French historian (born 1954)

Henry Rousso (born 23 November 1954) is a French historian who specialises in the history of France during World War II.

==Early life==
Henry Rousso was born on 23 November 1954 in Cairo, Egypt, to a Jewish family. Forced out of Egypt under anti-Semitic measures instituted by the Nasser regime, and stripped of Egyptian nationality, they fled to France in 1956.

Rousso studied at the École normale supérieure de Saint-Cloud between 1974 and 1979, earning an agrégation in history in 1977. Rousso joined the National Centre for Scientific Research (CNRS) in 1981. The previous year, he participated in the foundation of the Institut d'Histoire du Temps Présent, which he directed between 1994 and 2005.

Rousso taught at the École normale supérieure de Cachan and the Institut d’études politiques de Paris. He has supervised PhD dissertations at Paris Nanterre University from 2001 to 2011, then at Panthon-Sorbonne University from 2011. Rousso currently serves as director of research at the CNRS.

Rousso is an editorial board member of several academic journals, including Conserveries mémorielles, Vingtième Siècle, History and Memory, South Central Review, and SegleXX. Revista catalana di Stòria.

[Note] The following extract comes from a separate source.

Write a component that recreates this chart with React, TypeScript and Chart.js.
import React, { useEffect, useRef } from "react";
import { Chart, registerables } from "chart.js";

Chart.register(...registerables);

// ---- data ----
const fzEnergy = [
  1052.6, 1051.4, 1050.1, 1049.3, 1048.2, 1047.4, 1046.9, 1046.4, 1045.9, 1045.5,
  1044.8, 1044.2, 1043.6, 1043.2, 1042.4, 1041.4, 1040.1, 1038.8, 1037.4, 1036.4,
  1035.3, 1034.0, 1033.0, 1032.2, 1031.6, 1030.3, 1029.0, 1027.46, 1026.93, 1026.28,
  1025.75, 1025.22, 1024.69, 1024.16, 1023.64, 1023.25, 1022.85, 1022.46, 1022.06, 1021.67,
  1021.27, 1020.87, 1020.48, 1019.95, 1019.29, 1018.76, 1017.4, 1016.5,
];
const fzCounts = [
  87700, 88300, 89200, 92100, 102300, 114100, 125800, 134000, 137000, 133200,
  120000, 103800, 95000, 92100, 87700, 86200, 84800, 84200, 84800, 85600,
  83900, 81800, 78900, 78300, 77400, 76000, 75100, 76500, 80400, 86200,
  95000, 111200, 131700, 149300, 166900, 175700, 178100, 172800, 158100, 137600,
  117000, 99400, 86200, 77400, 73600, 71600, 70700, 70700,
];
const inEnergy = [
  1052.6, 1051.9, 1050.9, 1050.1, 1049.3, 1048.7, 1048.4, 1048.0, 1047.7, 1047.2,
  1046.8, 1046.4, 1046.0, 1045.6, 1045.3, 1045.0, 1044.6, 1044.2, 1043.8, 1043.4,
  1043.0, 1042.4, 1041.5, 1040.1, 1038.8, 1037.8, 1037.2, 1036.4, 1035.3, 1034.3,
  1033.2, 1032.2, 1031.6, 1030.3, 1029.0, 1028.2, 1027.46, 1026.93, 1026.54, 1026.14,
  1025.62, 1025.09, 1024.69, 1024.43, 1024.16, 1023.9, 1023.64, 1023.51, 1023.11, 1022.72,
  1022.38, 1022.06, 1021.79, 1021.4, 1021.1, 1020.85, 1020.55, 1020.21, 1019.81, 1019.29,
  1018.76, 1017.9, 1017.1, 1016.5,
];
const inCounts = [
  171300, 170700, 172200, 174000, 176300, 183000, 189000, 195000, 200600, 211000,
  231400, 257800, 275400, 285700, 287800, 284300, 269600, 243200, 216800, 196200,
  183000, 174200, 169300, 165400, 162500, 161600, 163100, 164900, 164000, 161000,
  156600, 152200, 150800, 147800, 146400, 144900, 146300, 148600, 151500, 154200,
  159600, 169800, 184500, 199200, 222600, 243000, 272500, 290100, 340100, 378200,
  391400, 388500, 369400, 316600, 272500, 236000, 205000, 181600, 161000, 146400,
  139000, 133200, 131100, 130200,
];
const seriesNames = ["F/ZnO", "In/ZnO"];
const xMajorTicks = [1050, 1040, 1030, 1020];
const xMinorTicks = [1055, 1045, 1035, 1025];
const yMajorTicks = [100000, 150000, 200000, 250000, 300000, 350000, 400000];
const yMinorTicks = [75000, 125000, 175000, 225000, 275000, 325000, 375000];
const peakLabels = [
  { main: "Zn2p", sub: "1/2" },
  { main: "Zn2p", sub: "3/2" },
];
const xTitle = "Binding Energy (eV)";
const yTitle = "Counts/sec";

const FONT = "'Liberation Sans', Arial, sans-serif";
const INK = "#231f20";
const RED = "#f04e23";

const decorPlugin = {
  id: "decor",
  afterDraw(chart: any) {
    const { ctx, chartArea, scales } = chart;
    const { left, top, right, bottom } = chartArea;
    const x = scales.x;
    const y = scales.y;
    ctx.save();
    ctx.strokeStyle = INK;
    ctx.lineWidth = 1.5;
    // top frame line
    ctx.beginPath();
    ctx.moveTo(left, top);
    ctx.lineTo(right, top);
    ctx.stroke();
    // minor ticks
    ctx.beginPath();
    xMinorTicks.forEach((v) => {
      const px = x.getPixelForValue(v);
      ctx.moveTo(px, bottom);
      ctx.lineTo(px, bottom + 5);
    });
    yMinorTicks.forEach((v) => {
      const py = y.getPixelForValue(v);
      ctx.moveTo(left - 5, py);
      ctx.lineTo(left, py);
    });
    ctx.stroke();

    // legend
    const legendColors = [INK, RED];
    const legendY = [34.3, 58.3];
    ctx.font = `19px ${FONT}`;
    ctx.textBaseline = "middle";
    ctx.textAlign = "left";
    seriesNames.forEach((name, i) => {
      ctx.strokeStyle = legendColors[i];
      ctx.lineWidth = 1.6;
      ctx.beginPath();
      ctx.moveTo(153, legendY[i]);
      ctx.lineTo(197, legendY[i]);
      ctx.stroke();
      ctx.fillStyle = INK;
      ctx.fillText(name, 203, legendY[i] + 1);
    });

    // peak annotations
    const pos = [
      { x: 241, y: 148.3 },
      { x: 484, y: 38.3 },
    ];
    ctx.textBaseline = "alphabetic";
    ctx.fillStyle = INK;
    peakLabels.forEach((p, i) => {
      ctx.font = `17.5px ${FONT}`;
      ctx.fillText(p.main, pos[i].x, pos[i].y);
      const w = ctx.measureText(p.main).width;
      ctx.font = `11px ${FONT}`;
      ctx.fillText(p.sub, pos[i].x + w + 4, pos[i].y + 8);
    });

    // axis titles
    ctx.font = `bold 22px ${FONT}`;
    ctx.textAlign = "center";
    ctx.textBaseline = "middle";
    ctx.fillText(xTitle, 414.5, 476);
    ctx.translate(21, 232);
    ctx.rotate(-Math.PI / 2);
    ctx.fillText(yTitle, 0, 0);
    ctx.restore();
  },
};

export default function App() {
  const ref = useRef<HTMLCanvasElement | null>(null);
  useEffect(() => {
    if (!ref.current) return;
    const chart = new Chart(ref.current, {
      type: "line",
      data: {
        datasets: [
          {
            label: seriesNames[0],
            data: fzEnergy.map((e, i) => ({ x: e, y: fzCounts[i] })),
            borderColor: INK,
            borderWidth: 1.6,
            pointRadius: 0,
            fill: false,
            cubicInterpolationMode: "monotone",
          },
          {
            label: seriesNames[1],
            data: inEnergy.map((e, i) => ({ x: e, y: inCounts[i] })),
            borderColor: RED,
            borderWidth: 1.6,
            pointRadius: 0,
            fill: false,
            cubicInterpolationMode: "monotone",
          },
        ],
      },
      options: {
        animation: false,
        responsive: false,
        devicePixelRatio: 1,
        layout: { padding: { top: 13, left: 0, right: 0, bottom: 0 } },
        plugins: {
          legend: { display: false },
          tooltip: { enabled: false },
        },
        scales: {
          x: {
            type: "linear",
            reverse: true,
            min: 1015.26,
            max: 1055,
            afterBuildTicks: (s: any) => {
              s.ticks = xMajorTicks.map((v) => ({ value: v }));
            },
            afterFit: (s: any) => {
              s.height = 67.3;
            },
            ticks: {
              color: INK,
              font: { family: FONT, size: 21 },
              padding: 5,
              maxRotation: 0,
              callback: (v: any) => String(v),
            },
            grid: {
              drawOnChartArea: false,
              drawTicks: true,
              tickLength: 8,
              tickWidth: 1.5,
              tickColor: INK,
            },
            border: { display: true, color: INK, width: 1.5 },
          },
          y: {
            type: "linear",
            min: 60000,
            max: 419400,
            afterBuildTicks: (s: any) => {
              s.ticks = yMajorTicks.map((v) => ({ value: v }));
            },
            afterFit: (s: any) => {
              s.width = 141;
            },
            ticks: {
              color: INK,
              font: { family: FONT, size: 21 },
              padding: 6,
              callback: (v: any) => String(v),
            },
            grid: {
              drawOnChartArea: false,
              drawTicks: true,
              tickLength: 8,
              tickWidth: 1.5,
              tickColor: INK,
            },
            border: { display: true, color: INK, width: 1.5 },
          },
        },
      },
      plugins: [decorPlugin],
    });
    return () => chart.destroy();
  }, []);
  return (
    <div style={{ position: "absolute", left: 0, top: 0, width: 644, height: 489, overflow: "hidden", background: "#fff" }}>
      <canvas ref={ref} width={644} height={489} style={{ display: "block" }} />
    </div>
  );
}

He co-directed the collection "Contemporary European History" (Berghahn Books: Oxford/New York), along with Konrad Jarausch.'

On 22 February 2017 Rousso was detained by U.S. Customs and Border Protection (CBP) agents for 10 hours on arrival at George Bush Intercontinental Airport in Houston and nearly deported. He had entered the United States to give a talk at Texas A&M University and was detained because he was entering the country on a tourist visa and was being paid a stipend for the talk. The Customs and Border Protection agent was unaware that such stipends are allowed for scholars.

==Works==
Rousso's notable work includes a seminal book on Vichy France entitled The Vichy Syndrome (1987) where he coined a phrase commonly used to describe the era, un passé qui ne passe pas ("a past that doesn't pass").